Earthquake Protection, Preparation, Response and Recovery

August 3, 2016 by  
Filed under Uncategorized

Contrary to public perception, earthquake preparedness is not just an issue in California. All Pacific coast states; the inland western states; the New Madrid region along the Mississippi and Ohio valleys; the Charleston, South Carolina area; the New England region; Alaska; Hawaii and many others have exposure to earthquake damage. California has a greater frequency and severity, but California companies are generally better prepared. Is your facility prepared?
Protection and preparation

Earthquake Recommendations:

• Ensure that the building(s) meet or exceed current building code requirements for seismic resistance. Have a professional engineer with seismic-structural expertise evaluate the buildings, equipment and storage systems. Act on the recommendations.
• Check for existing wall, beam and foundation cracks, and slumping, heaving or other building faults that will cause quick failure in an earthquake. Note that these may be signs of past quake damage.
• Check the suitability of the vertical support and sway bracing of all tall and roof-mounted equipment. Anchor and brace floor-mounted equipment to prevent sliding. Make similar checks of rack and shelf storage systems’ bracing and anchors.
• Provide barriers on shelves to prevent stock slippage. Keep heavy materials on lower shelves.
• Ensure all sprinkler piping meets the seismic requirements of NFPA 13, Standard for Installation of Automatic Sprinkler Systems. Locate sprinkler control valves outside. Use diesel drivers for fire pumps; place the fire pump in a separate seismic-resistant pump house. For additional information, refer to the Travelers Risk Control document Earthquake Protection for Sprinkler Systems.
• Install flexible connections and seismic shut-off valves on all chemical, flammable liquid, and gas lines. Provide diking around flammable liquid tanks. Ensure all liquid petroleum gas tanks are strapped to their saddles.
• Use flexible couplings and braces for pipe protrusions through walls and floors.
• Use safety film on windows and glass doors.
• Train and drill employees on earthquake survival techniques, such as where to stay, where not to go, and “duck, cover and hold.”

Earthquake Recommended Responses
• Earthquakes do not typically give any warning. If you are inside, you should stay there. It is best to take cover under a sturdy object and hold on. If you are outside, drop to the ground and stay clear of buildings, trees and power lines.
• Wait until the shaking stops, then evacuate.
• If you are inside a vehicle, pull over and stop. Do not stop on or under any bridge or overpass.

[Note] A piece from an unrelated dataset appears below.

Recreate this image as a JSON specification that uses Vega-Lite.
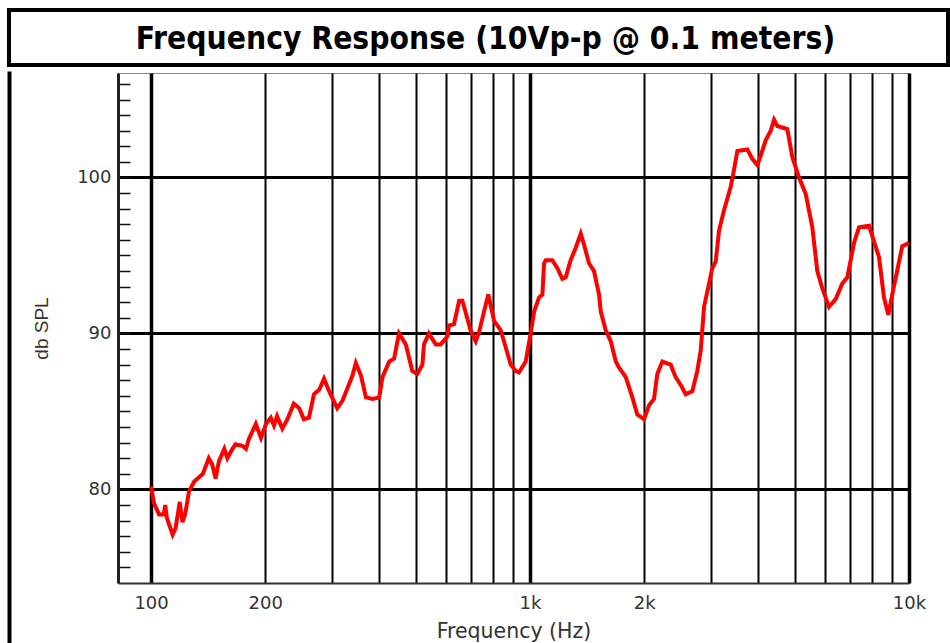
{
  "$schema": "https://vega.github.io/schema/vega-lite/v6.json",
  "background": "white",
  "padding": {"left": 7, "top": 8, "right": 0, "bottom": 0},
  "spacing": 0,
  "config": {"view": {"stroke": null}},
  "vconcat": [
    {
      "width": 939,
      "height": 55,
      "view": {"stroke": "black", "strokeWidth": 4},
      "data": {"values": [{"t": "Frequency Response (10Vp-p @ 0.1 meters)"}]},
      "mark": {"type": "text", "font": "DejaVu Sans Condensed", "fontWeight": "bold", "fontSize": 31.5, "color": "black", "baseline": "middle", "dx": 7, "dy": 2},
      "encoding": {"text": {"field": "t"}}
    },
    {
      "spacing": 20,
      "hconcat": [
        {
          "width": 1,
          "height": 572,
          "view": {"stroke": "black", "strokeWidth": 3},
          "data": {"values": []},
          "mark": "point",
          "encoding": {}
        },
        {
          "width": 791,
          "height": 510,
          "view": {"stroke": "#888", "strokeWidth": 1},
          "data": {"values": [
            {"f": 100, "db": 80.2}, {"f": 101.8, "db": 79.1}, {"f": 105, "db": 78.4}, {"f": 108, "db": 78.4},
            {"f": 109, "db": 79.0}, {"f": 110, "db": 78.2}, {"f": 114, "db": 77.1}, {"f": 116, "db": 77.5},
            {"f": 118, "db": 78.6}, {"f": 119, "db": 79.2}, {"f": 121, "db": 77.9}, {"f": 123, "db": 78.4},
            {"f": 126, "db": 79.9}, {"f": 130, "db": 80.5}, {"f": 137, "db": 81.0}, {"f": 142, "db": 82.0},
            {"f": 145, "db": 81.6}, {"f": 148, "db": 80.7}, {"f": 151, "db": 81.8}, {"f": 156, "db": 82.6},
            {"f": 159, "db": 82.0}, {"f": 164, "db": 82.6}, {"f": 167, "db": 82.9}, {"f": 174, "db": 82.8},
            {"f": 178, "db": 82.6}, {"f": 181, "db": 83.2}, {"f": 189, "db": 84.2}, {"f": 195, "db": 83.3},
            {"f": 201, "db": 84.2}, {"f": 207, "db": 84.6}, {"f": 211, "db": 84.1}, {"f": 215, "db": 84.7},
            {"f": 222, "db": 83.9}, {"f": 229, "db": 84.5}, {"f": 238, "db": 85.5}, {"f": 246, "db": 85.2},
            {"f": 253, "db": 84.5}, {"f": 261, "db": 84.6}, {"f": 269, "db": 86.1}, {"f": 278, "db": 86.4},
            {"f": 286, "db": 87.1}, {"f": 295, "db": 86.3}, {"f": 310, "db": 85.2}, {"f": 320, "db": 85.7},
            {"f": 330, "db": 86.5}, {"f": 340, "db": 87.3}, {"f": 347, "db": 88.1}, {"f": 358, "db": 87.3},
            {"f": 369, "db": 85.9}, {"f": 385, "db": 85.8}, {"f": 400, "db": 85.9}, {"f": 408, "db": 87.2},
            {"f": 425, "db": 88.2}, {"f": 438, "db": 88.4}, {"f": 451, "db": 90.0}, {"f": 470, "db": 89.3},
            {"f": 489, "db": 87.6}, {"f": 504, "db": 87.4}, {"f": 520, "db": 88.0}, {"f": 525, "db": 89.3},
            {"f": 541, "db": 90.0}, {"f": 564, "db": 89.3}, {"f": 581, "db": 89.3}, {"f": 605, "db": 89.8},
            {"f": 611, "db": 90.5}, {"f": 630, "db": 90.6}, {"f": 650, "db": 92.1}, {"f": 663, "db": 92.1},
            {"f": 697, "db": 90.2}, {"f": 719, "db": 89.5}, {"f": 734, "db": 90.1}, {"f": 756, "db": 91.4},
            {"f": 776, "db": 92.5}, {"f": 804, "db": 90.8}, {"f": 837, "db": 90.2}, {"f": 863, "db": 89.1},
            {"f": 889, "db": 88.0}, {"f": 917, "db": 87.6}, {"f": 935, "db": 87.5}, {"f": 974, "db": 88.2},
            {"f": 1004, "db": 90.0}, {"f": 1025, "db": 91.4}, {"f": 1056, "db": 92.3}, {"f": 1078, "db": 92.5},
            {"f": 1089, "db": 94.5}, {"f": 1100, "db": 94.7}, {"f": 1145, "db": 94.7}, {"f": 1180, "db": 94.2},
            {"f": 1217, "db": 93.5}, {"f": 1242, "db": 93.6}, {"f": 1280, "db": 94.7}, {"f": 1320, "db": 95.5},
            {"f": 1361, "db": 96.4}, {"f": 1388, "db": 95.7}, {"f": 1431, "db": 94.5}, {"f": 1475, "db": 94.0},
            {"f": 1521, "db": 92.5}, {"f": 1537, "db": 91.4}, {"f": 1584, "db": 90.2}, {"f": 1633, "db": 89.5},
            {"f": 1684, "db": 88.2}, {"f": 1718, "db": 87.8}, {"f": 1789, "db": 87.2}, {"f": 1862, "db": 85.9},
            {"f": 1919, "db": 84.8}, {"f": 1999, "db": 84.5}, {"f": 2061, "db": 85.4}, {"f": 2124, "db": 85.8},
            {"f": 2167, "db": 87.4}, {"f": 2234, "db": 88.2}, {"f": 2350, "db": 88.0}, {"f": 2423, "db": 87.2},
            {"f": 2498, "db": 86.7}, {"f": 2575, "db": 86.1}, {"f": 2681, "db": 86.3}, {"f": 2763, "db": 87.6},
            {"f": 2821, "db": 88.9}, {"f": 2878, "db": 91.7}, {"f": 2967, "db": 93.2}, {"f": 3027, "db": 94.2},
            {"f": 3090, "db": 94.6}, {"f": 3153, "db": 96.6}, {"f": 3250, "db": 97.9}, {"f": 3385, "db": 99.4},
            {"f": 3454, "db": 100.5}, {"f": 3524, "db": 101.7}, {"f": 3744, "db": 101.8}, {"f": 3859, "db": 101.2},
            {"f": 3979, "db": 100.8}, {"f": 4062, "db": 101.4}, {"f": 4188, "db": 102.4}, {"f": 4317, "db": 103.0},
            {"f": 4405, "db": 103.7}, {"f": 4494, "db": 103.3}, {"f": 4775, "db": 103.1}, {"f": 4922, "db": 101.3},
            {"f": 5126, "db": 100.0}, {"f": 5339, "db": 98.95}, {"f": 5558, "db": 96.8}, {"f": 5729, "db": 94.0},
            {"f": 5905, "db": 92.9}, {"f": 6150, "db": 91.7}, {"f": 6406, "db": 92.2}, {"f": 6668, "db": 93.2},
            {"f": 6874, "db": 93.6}, {"f": 7160, "db": 95.8}, {"f": 7381, "db": 96.8}, {"f": 7843, "db": 96.9},
            {"f": 8085, "db": 95.9}, {"f": 8333, "db": 94.9}, {"f": 8590, "db": 92.3}, {"f": 8819, "db": 91.2},
            {"f": 9035, "db": 92.5}, {"f": 9600, "db": 95.6}, {"f": 10000, "db": 95.8}
          ]},
          "layer": [
            {
              "mark": {"type": "line", "color": "#ff0000", "strokeWidth": 4, "clip": true},
              "encoding": {
                "x": {
                  "field": "f", "type": "quantitative",
                  "scale": {"type": "log", "domain": [81.8, 10000], "nice": false},
                  "axis": {
                    "orient": "bottom",
                    "values": [100, 200, 300, 400, 500, 600, 700, 800, 900, 1000, 2000, 3000, 4000, 5000, 6000, 7000, 8000, 9000, 10000],
                    "labelExpr": "datum.value == 100 ? '100' : datum.value == 200 ? '200' : datum.value == 1000 ? '1k' : datum.value == 2000 ? '2k' : datum.value == 10000 ? '10k' : ''",
                    "grid": true,
                    "gridColor": "black",
                    "gridOpacity": 1,
                    "gridWidth": {"condition": {"test": "datum.value == 100 || datum.value == 1000 || datum.value == 10000", "value": 3.5}, "value": 2},
                    "ticks": false,
                    "domain": true,
                    "domainColor": "#333",
                    "domainWidth": 2,
                    "labelFont": "DejaVu Sans",
                    "labelFontSize": 18,
                    "labelColor": "#333",
                    "labelPadding": 11,
                    "labelFlush": false,
                    "labelOverlap": false,
                    "labelBound": false,
                    "title": "Frequency (Hz)",
                    "titleFont": "DejaVu Sans",
                    "titleFontSize": 20.5,
                    "titleFontWeight": "normal",
                    "titleColor": "#333",
                    "titlePadding": 9
                  }
                },
                "y": {
                  "field": "db", "type": "quantitative",
                  "scale": {"domain": [74, 106.7], "nice": false, "zero": false},
                  "axis": {
                    "orient": "left",
                    "values": [75, 76, 77, 78, 79, 80, 81, 82, 83, 84, 85, 86, 87, 88, 89, 90, 91, 92, 93, 94, 95, 96, 97, 98, 99, 100, 101, 102, 103, 104, 105, 106],
                    "labelExpr": "datum.value % 10 == 0 ? datum.value + '' : ''",
                    "grid": true,
                    "gridColor": "black",
                    "gridWidth": 3,
                    "gridOpacity": {"condition": {"test": "datum.value % 10 == 0", "value": 1}, "value": 0},
                    "ticks": true,
                    "tickSize": -12,
                    "tickColor": "#111",
                    "tickWidth": 1.5,
                    "labelPadding": 19,
                    "domain": true,
                    "domainColor": "#222",
                    "domainWidth": 3,
                    "labelFont": "DejaVu Sans",
                    "labelFontSize": 18,
                    "labelColor": "#333",
                    "labelOverlap": false,
                    "labelBound": false,
                    "title": "db SPL",
                    "titleFont": "Liberation Sans Narrow, Liberation Sans",
                    "titleFontSize": 19,
                    "titleFontWeight": "normal",
                    "titleColor": "#333",
                    "titlePadding": 25
                  }
                }
              }
            },
            {
              "mark": {"type": "line", "color": "#ff0000", "strokeWidth": 4, "opacity": 0},
              "encoding": {
                "x": {
                  "field": "f", "type": "quantitative",
                  "axis": {"orient": "top", "values": [1000], "labels": false, "domain": false, "grid": false, "ticks": true, "tickSize": 5, "tickOpacity": 0, "title": null}
                },
                "y": {"field": "db", "type": "quantitative", "axis": null}
              }
            }
          ],
          "resolve": {"axis": {"x": "independent", "y": "independent"}}
        }
      ]
    }
  ]
}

Also keep away from trees, street lights, power lines and traffic signals.
• Account for all employees; comply with evacuation orders.
• Survey the site for any damage. If structural damage has occurred, bring in a structural engineer to evaluate before entering the building.
• Attend to hazardous material spills and other leaks and report to the appropriate agencies as required.
• Check for downed power lines.
• Shut down any leaking sprinkler systems; post a fire watch.
• Activate business continuity plan.
• Be prepared for aftershocks.
• Restore fire protection systems.
• Start salvage operations.
• Cover and secure openings in roofs and walls.